Induced charge is a result of electrostatic influence. When a charged object is placed inside a conductor, it causes a redistribution of charge within the conductor. Specifically, a charge within a cavity of a conductor will induce an opposite charge on the surface of the cavity wall. Consider a particle inside a conductor's cavity with a charge of \(+3.0 \times 10^{-6}\,\mathrm{C}\). To balance the internal electric field and ensure neutrality, the cavity wall will have an induced charge of \(-3.0 \times 10^{-6}\,\mathrm{C}\).
This opposite charge is not "new" charge but a rearrangement of existing charges within the conductor.

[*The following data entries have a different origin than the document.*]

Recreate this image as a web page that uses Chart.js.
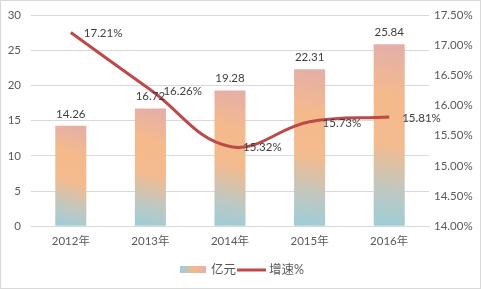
<!DOCTYPE html>
<html>
<head>
<meta charset="utf-8">
<script src="https://cdn.jsdelivr.net/npm/chart.js@4.4.0/dist/chart.umd.min.js"></script>
<style>
  html, body { margin: 0; padding: 0; background: #fff; }
  #wrap { position: relative; width: 479px; height: 287px; border: 1px solid #d9d9d9; }
</style>
</head>
<body>
<div id="wrap"><canvas id="grafico" width="479" height="287"></canvas></div>
<script>
// datos del gráfico
const anios = ['2012年', '2013年', '2014年', '2015年', '2016年'];
const valores = [14.26, 16.72, 19.28, 22.31, 25.84];   // 亿元
const crecimiento = [17.21, 16.26, 15.32, 15.73, 15.81]; // 增速%

const fuente = 'Lato, "Noto Sans CJK SC", sans-serif';
const colorTexto = '#595959';

// degradado de cada barra (abajo-izquierda azul, centro naranja, arriba rosa)
function degradadoBarra(context) {
    const chart = context.chart;
    const x = chart.scales.x, y = chart.scales.y;
    if (!x || !y || context.dataIndex === undefined) return '#f5ba8b';
    const cx = x.getPixelForValue(context.dataIndex);
    const top = y.getPixelForValue(valores[context.dataIndex]);
    const bottom = y.getPixelForValue(0);
    if (![cx, top, bottom].every(Number.isFinite)) return '#f5ba8b';
    const g = chart.ctx.createLinearGradient(cx - 16, bottom, cx + 16, top);
    g.addColorStop(0, '#9ccdd8');
    g.addColorStop(0.2, '#bec8c2');
    g.addColorStop(0.45, '#f3bb8f');
    g.addColorStop(0.7, '#f5ba8b');
    g.addColorStop(1, '#e3aeaa');
    return g;
}

// etiquetas de datos y leyenda propia
const etiquetas = {
    id: 'etiquetas',
    afterDatasetsDraw(chart) {
        const ctx = chart.ctx;
        ctx.save();
        ctx.font = '11.5px ' + fuente;
        ctx.fillStyle = '#404040';
        const barras = chart.getDatasetMeta(0).data;
        ctx.textAlign = 'center';
        ctx.textBaseline = 'bottom';
        barras.forEach((b, i) => {
            ctx.fillText(valores[i].toFixed(2), b.x, b.y - 6);
        });
        const puntos = chart.getDatasetMeta(1).data;
        ctx.textAlign = 'left';
        ctx.textBaseline = 'middle';
        puntos.forEach((p, i) => {
            ctx.fillText(crecimiento[i].toFixed(2) + '%', p.x + 13, p.y + 1);
        });

        // leyenda
        const ly = 269;
        const g = ctx.createLinearGradient(180, 0, 206, 0);
        g.addColorStop(0, '#9ccdd8');
        g.addColorStop(0.5, '#f5ba8b');
        g.addColorStop(1, '#e3aeaa');
        ctx.fillStyle = g;
        ctx.fillRect(179, ly - 4, 26, 7);
        ctx.fillStyle = colorTexto;
        ctx.font = '12.5px ' + fuente;
        ctx.fillText('亿元', 210, ly);
        ctx.strokeStyle = '#be4b48';
        ctx.lineWidth = 3;
        ctx.beginPath();
        ctx.moveTo(236, ly);
        ctx.lineTo(265, ly);
        ctx.stroke();
        ctx.fillText('增速%', 268, ly);
        ctx.restore();
    }
};

new Chart(document.getElementById('grafico').getContext('2d'), {
    type: 'bar',
    data: {
        labels: anios,
        datasets: [{
            type: 'bar',
            label: '亿元',
            data: valores,
            backgroundColor: degradadoBarra,
            barPercentage: 0.39,
            categoryPercentage: 1,
            yAxisID: 'y',
            order: 2
        }, {
            type: 'line',
            label: '增速%',
            data: crecimiento,
            borderColor: '#bc4a48',
            borderWidth: 3,
            tension: 0.4,
            pointRadius: 0,
            fill: false,
            yAxisID: 'y2',
            order: 1
        }]
    },
    plugins: [etiquetas],
    options: {
        responsive: false,
        animation: false,
        layout: { padding: { top: 14, bottom: 40, left: 0, right: 0 } },
        plugins: { legend: { display: false }, tooltip: { enabled: false } },
        scales: {
            x: {
                grid: { display: false },
                border: { display: true, color: '#d9d9d9' },
                ticks: { color: colorTexto, font: { family: fuente, size: 11.5 }, padding: 0 }
            },
            y: {
                position: 'left',
                min: 0, max: 30,
                ticks: { stepSize: 5, color: colorTexto, font: { family: fuente, size: 11.5 }, padding: 10 },
                grid: { color: '#d9d9d9', drawTicks: false },
                border: { display: false },
                afterFit(s) { s.width = 30; s.paddingTop = 0; s.paddingBottom = 0; }
            },
            y2: {
                position: 'right',
                min: 14, max: 17.5,
                ticks: {
                    stepSize: 0.5, color: colorTexto, font: { family: fuente, size: 11.5 }, padding: -3,
                    callback: v => v.toFixed(2) + '%'
                },
                grid: { display: false },
                border: { display: false },
                afterFit(s) { s.width = 51; s.paddingTop = 0; s.paddingBottom = 0; }
            }
        }
    }
});
</script>
</body>
</html>
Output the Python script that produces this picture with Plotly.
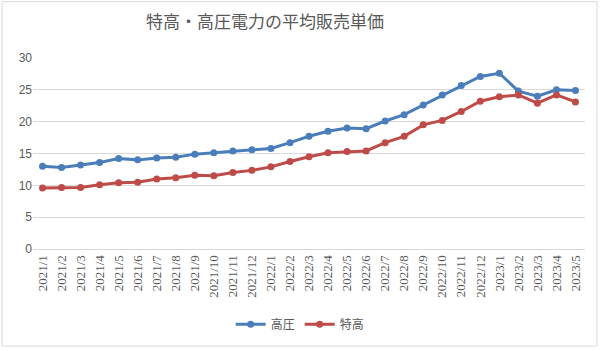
import plotly.graph_objects as go

months = ["2021/1","2021/2","2021/3","2021/4","2021/5","2021/6","2021/7","2021/8","2021/9","2021/10","2021/11","2021/12",
          "2022/1","2022/2","2022/3","2022/4","2022/5","2022/6","2022/7","2022/8","2022/9","2022/10","2022/11","2022/12",
          "2023/1","2023/2","2023/3","2023/4","2023/5"]
koatsu = [13.0,12.8,13.2,13.6,14.2,14.0,14.3,14.4,14.9,15.1,15.4,15.6,15.8,16.7,17.7,18.5,19.0,18.9,20.1,21.1,22.6,24.2,25.7,27.1,27.6,24.8,24.0,25.0,24.9]
tokko = [9.6,9.65,9.65,10.1,10.4,10.5,11.0,11.2,11.6,11.5,12.0,12.35,12.9,13.75,14.5,15.1,15.3,15.4,16.7,17.7,19.5,20.2,21.6,23.2,23.9,24.2,22.9,24.2,23.1]
yticks = [0,5,10,15,20,25,30]

jp = "Noto Sans CJK JP"
fig = go.Figure()
fig.add_trace(go.Scatter(x=months, y=koatsu, name="高圧", mode="lines+markers",
                         line=dict(color="#4a7ebb", width=3), marker=dict(size=7, color="#4a7ebb")))
fig.add_trace(go.Scatter(x=months, y=tokko, name="特高", mode="lines+markers",
                         line=dict(color="#be4b48", width=3), marker=dict(size=7, color="#be4b48")))

fig.update_layout(
    width=600, height=351,
    margin=dict(l=33, r=15, t=58, b=100),
    paper_bgcolor="white", plot_bgcolor="white",
    title=dict(text="特高・高圧電力の平均販売単価", x=265/600, xanchor="center", y=1-22/351, yanchor="middle",
               font=dict(family=jp, size=17, color="#595959")),
    xaxis=dict(type="category", range=[-0.5, 28.5], tickangle=-90, showgrid=False,
               showline=True, linecolor="#d9d9d9", ticks="",
               tickfont=dict(family="Liberation Serif", size=13, color="#595959")),
    yaxis=dict(range=[0, 30], tickvals=yticks, showgrid=True, gridcolor="#d9d9d9", gridwidth=1,
               zeroline=False, ticks="", tickfont=dict(family="Liberation Sans", size=12, color="#595959")),
    legend=dict(orientation="h", x=0.484, xanchor="center", y=-0.394, yanchor="middle",
                font=dict(family=jp, size=12, color="#595959"), itemwidth=30),
    showlegend=True,
)
fig.add_shape(type="rect", xref="paper", yref="paper", x0=-0.056, x1=1.0217, y0=-0.508, y1=1.295,
              line=dict(color="#d9d9d9", width=1), layer="below")
fig.write_html("out.html")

The shift ensures that the space outside the cavity remains unaffected by the internal charge. Induced charges are essential for creating balanced electrical environments within a material while complying with the conservation of charge.

Conductors have unique properties that allow them to efficiently manage electrical charge. One main feature is their ability to permit free movement of electrons throughout their structure. This mobility results in a quick redistribution of charges in response to internal or external electric fields. In our scenario, the outer surface of the conductor must have a charge that complements the cavity’s induced charge and maintains the total charge conservation across the entire conductor.
Given the conductor has a net charge of \(+10 \times 10^{-6}\,\mathrm{C}\), and the cavity wall carries an induced charge of \(-3.0 \times 10^{-6}\,\mathrm{C}\), the outer surface, by necessity, holds the remaining charge: \(+13.0 \times 10^{-6}\,\mathrm{C}\). This distribution reflects the multipart ability of conductors to spread charge uniformly across their surfaces, ensuring minimal electric field within the conductor itself beyond the surface layer. This surface effect is an intrinsic property of conductors.